• [Required task]: Retype each line of the material exactly, please, skipping any picture in it.

• [Records for the exercise]:

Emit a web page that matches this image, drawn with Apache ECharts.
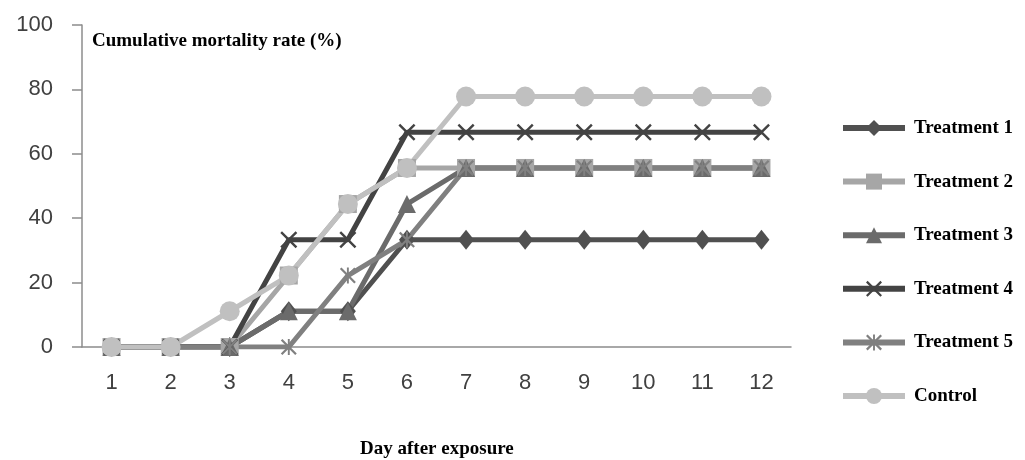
<!DOCTYPE html>
<html>
<head>
<meta charset="utf-8">
<script src="https://cdn.jsdelivr.net/npm/echarts@6/dist/echarts.min.js"></script>
<style>html,body{margin:0;padding:0;background:#fff}#c{width:1025px;height:460px}</style>
</head>
<body>
<div id="c"></div>
<script>
var days = ['1','2','3','4','5','6','7','8','9','10','11','12'];
var seriesNames = ['Treatment 1','Treatment 2','Treatment 3','Treatment 4','Treatment 5','Control'];
var treatment1 = [0,0,0,11.1,11.1,33.3,33.3,33.3,33.3,33.3,33.3,33.3];
var treatment2 = [0,0,0,22.2,44.4,55.6,55.6,55.6,55.6,55.6,55.6,55.6];
var treatment3 = [0,0,0,11.1,11.1,44.4,55.6,55.6,55.6,55.6,55.6,55.6];
var treatment4 = [0,0,0,33.3,33.3,66.7,66.7,66.7,66.7,66.7,66.7,66.7];
var treatment5 = [0,0,0,0,22.2,33.3,55.6,55.6,55.6,55.6,55.6,55.6];
var control    = [0,0,11.1,22.2,44.4,55.6,77.8,77.8,77.8,77.8,77.8,77.8];
var yTicks = [0,20,40,60,80,100];

var xPath = 'path://M0,1L1,0L10,9L9,10ZM9,0L10,1L1,10L0,9Z';
var starPath = 'path://M0,1L1,0L10,9L9,10ZM9,0L10,1L1,10L0,9ZM4.4,0L5.6,0L5.6,10L4.4,10Z';

var allData = [treatment1, treatment2, treatment3, treatment4, treatment5, control];
var colors = ['#505050','#a6a6a6','#6b6b6b','#434343','#808080','#c0c0c0'];
var symbols = ['diamond','rect','triangle',xPath,starPath,'circle'];
var sizes = [[16,20],18,18,17,16,20];

var series = allData.map(function(d,i){
  return {
    name: seriesNames[i],
    type: 'line',
    data: d,
    symbol: symbols[i],
    symbolSize: sizes[i],
    showAllSymbol: true,
    lineStyle: {color: colors[i], width: 5},
    itemStyle: {color: colors[i]},
    emphasis: {disabled: true},
    animation: false
  };
});

var chart = echarts.init(document.getElementById('c'));
chart.setOption({
  backgroundColor: '#ffffff',
  animation: false,
  grid: {left: 82, top: 25, right: 234, bottom: 113, containLabel: false},
  xAxis: {
    type: 'category',
    data: days,
    boundaryGap: true,
    axisLine: {lineStyle: {color: '#8c8c8c', width: 1.5}},
    axisTick: {show: false},
    axisLabel: {color: '#404040', fontSize: 22, fontFamily: 'Liberation Sans', margin: 25}
  },
  yAxis: {
    type: 'value',
    min: yTicks[0], max: yTicks[yTicks.length-1], interval: 20,
    splitLine: {show: false},
    axisLine: {show: true, lineStyle: {color: '#8c8c8c', width: 1.5}},
    axisTick: {show: true, length: 10, lineStyle: {color: '#8c8c8c', width: 1.5}},
    axisLabel: {color: '#404040', fontSize: 22, fontFamily: 'Liberation Sans', margin: 29}
  },
  legend: {
    orient: 'vertical',
    left: 835, top: 113,
    itemWidth: 62, itemHeight: 20,
    itemGap: 33.6,
    data: seriesNames,
    lineStyle: {width: 6},
    textStyle: {fontFamily: 'Liberation Serif', fontWeight: 'bold', fontSize: 19, color: '#000', lineHeight: 20, padding: [0,0,0,4]},
    selectedMode: false
  },
  graphic: [
    {type: 'text', left: 92, top: 32, style: {text: 'Cumulative mortality rate (%)', font: 'bold 19px "Liberation Serif"', fill: '#000'}},
    {type: 'text', left: 360, top: 440, style: {text: 'Day after exposure', font: 'bold 19px "Liberation Serif"', fill: '#000'}}
  ],
  series: series
});
</script>
</body>
</html>
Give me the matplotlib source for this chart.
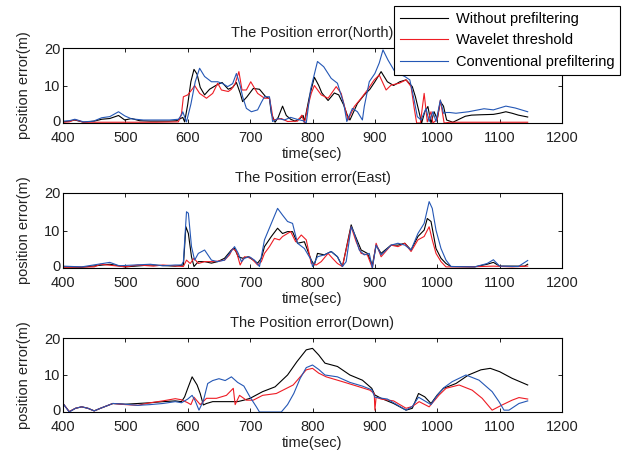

• [Output]:
Emit a web page that matches this image, drawn with Apache ECharts.
<!DOCTYPE html>
<html>
<head>
<meta charset="utf-8">
<script src="https://cdn.jsdelivr.net/npm/echarts@6/dist/echarts.min.js"></script>
<style>html,body{margin:0;padding:0;background:#fff}#c{width:1025px;height:460px}</style>
</head>
<body>
<div id="c"></div>
<script>
var days = ['1','2','3','4','5','6','7','8','9','10','11','12'];
var seriesNames = ['Treatment 1','Treatment 2','Treatment 3','Treatment 4','Treatment 5','Control'];
var treatment1 = [0,0,0,11.1,11.1,33.3,33.3,33.3,33.3,33.3,33.3,33.3];
var treatment2 = [0,0,0,22.2,44.4,55.6,55.6,55.6,55.6,55.6,55.6,55.6];
var treatment3 = [0,0,0,11.1,11.1,44.4,55.6,55.6,55.6,55.6,55.6,55.6];
var treatment4 = [0,0,0,33.3,33.3,66.7,66.7,66.7,66.7,66.7,66.7,66.7];
var treatment5 = [0,0,0,0,22.2,33.3,55.6,55.6,55.6,55.6,55.6,55.6];
var control    = [0,0,11.1,22.2,44.4,55.6,77.8,77.8,77.8,77.8,77.8,77.8];
var yTicks = [0,20,40,60,80,100];

var xPath = 'path://M0,1L1,0L10,9L9,10ZM9,0L10,1L1,10L0,9Z';
var starPath = 'path://M0,1L1,0L10,9L9,10ZM9,0L10,1L1,10L0,9ZM4.4,0L5.6,0L5.6,10L4.4,10Z';

var allData = [treatment1, treatment2, treatment3, treatment4, treatment5, control];
var colors = ['#505050','#a6a6a6','#6b6b6b','#434343','#808080','#c0c0c0'];
var symbols = ['diamond','rect','triangle',xPath,starPath,'circle'];
var sizes = [[16,20],18,18,17,16,20];

var series = allData.map(function(d,i){
  return {
    name: seriesNames[i],
    type: 'line',
    data: d,
    symbol: symbols[i],
    symbolSize: sizes[i],
    showAllSymbol: true,
    lineStyle: {color: colors[i], width: 5},
    itemStyle: {color: colors[i]},
    emphasis: {disabled: true},
    animation: false
  };
});

var chart = echarts.init(document.getElementById('c'));
chart.setOption({
  backgroundColor: '#ffffff',
  animation: false,
  grid: {left: 82, top: 25, right: 234, bottom: 113, containLabel: false},
  xAxis: {
    type: 'category',
    data: days,
    boundaryGap: true,
    axisLine: {lineStyle: {color: '#8c8c8c', width: 1.5}},
    axisTick: {show: false},
    axisLabel: {color: '#404040', fontSize: 22, fontFamily: 'Liberation Sans', margin: 25}
  },
  yAxis: {
    type: 'value',
    min: yTicks[0], max: yTicks[yTicks.length-1], interval: 20,
    splitLine: {show: false},
    axisLine: {show: true, lineStyle: {color: '#8c8c8c', width: 1.5}},
    axisTick: {show: true, length: 10, lineStyle: {color: '#8c8c8c', width: 1.5}},
    axisLabel: {color: '#404040', fontSize: 22, fontFamily: 'Liberation Sans', margin: 29}
  },
  legend: {
    orient: 'vertical',
    left: 835, top: 113,
    itemWidth: 62, itemHeight: 20,
    itemGap: 33.6,
    data: seriesNames,
    lineStyle: {width: 6},
    textStyle: {fontFamily: 'Liberation Serif', fontWeight: 'bold', fontSize: 19, color: '#000', lineHeight: 20, padding: [0,0,0,4]},
    selectedMode: false
  },
  graphic: [
    {type: 'text', left: 92, top: 32, style: {text: 'Cumulative mortality rate (%)', font: 'bold 19px "Liberation Serif"', fill: '#000'}},
    {type: 'text', left: 360, top: 440, style: {text: 'Day after exposure', font: 'bold 19px "Liberation Serif"', fill: '#000'}}
  ],
  series: series
});
</script>
</body>
</html>
Give me the matplotlib source for this chart.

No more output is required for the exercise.